A Chance to Meet and Dress like Oliver Reed

Oliver Reed - A Suitable Teen Idol

The photo above of Oliver Reed is from an 1960s annual aimed at teenage girls. Dear old Ollie looks dashing in blue v-neck sweater and red Bengal striped shirt with white collar. A timeless look that hasn't dated in the 50 years since the photo was published.

I think I have something similar of each item, but here are ways to replicate the look if you don't.

Denim Cashmere V-Neck Sweater - Scotweb Tartan Mill

Even with my glasses on, this Scottish cashmere sweater from Scotweb looks like quite a match.

Fine Red Bengal Stripe Shirt with White Collar - Hawes & Curtis

Bengal stripe shirts with fine stripes in red and with white collars are surprisingly thin on the ground for ready-to-wear. The Hawes & Curtis shirt below was as close as my army of researchers could find.

I recall a wide-striped navy Bengal shirt of mine from Hawes and Curtis' Jermyn Street shop. Made onshore, the stripes were as wide as you can get. It was in a heavy duty yet silky smooth cotton that washed and washed and just kept getting softer and easier to iron. It was an incredible shirt. I wish I knew who made that cloth. I wore it until it was frayed to buggery at collar and cuff, but at some stage you just have to let go. Grief is the price we pay for love.

Augustus Hare

We were never going to get a perfect match for the Ollie's tie, but this exquisite tie from very dear old chums the English necktie makers Augustus Hare — do see their Bow Tie Ballet — is a peerless substitute.

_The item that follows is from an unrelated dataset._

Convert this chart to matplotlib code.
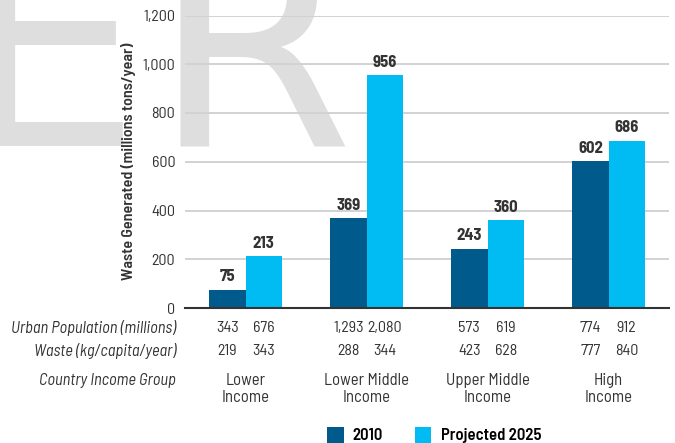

McLaren Blue is handmade in England with silk printed in the silk town of Macclesfield. See how the pattern picks out the blue of the sweater and the red in the shirt. It's almost as if I know what I'm talking about.

I think this combination holds up rather well against the scruffy yet methodically-composed styling of car thief asexuality applied to contemporary teen idols One Direction. 

This Charming Man

Considering the caricature that he helped to perpetuate in his later years, most would consider it remarkable to think that Oliver Reed would have been considered teen idol fodder.

As always, though, stepping behind the simplistic hero/villain pantomime narrative of the news media — which they rather scarily apply to everything including economics and geopolitics — it is clear that Oliver was an erudite, generous and quite charming man. Of course, he could be boorish, but my extensive academic research reveals that this was largely reserved for the pompous and the clamorous.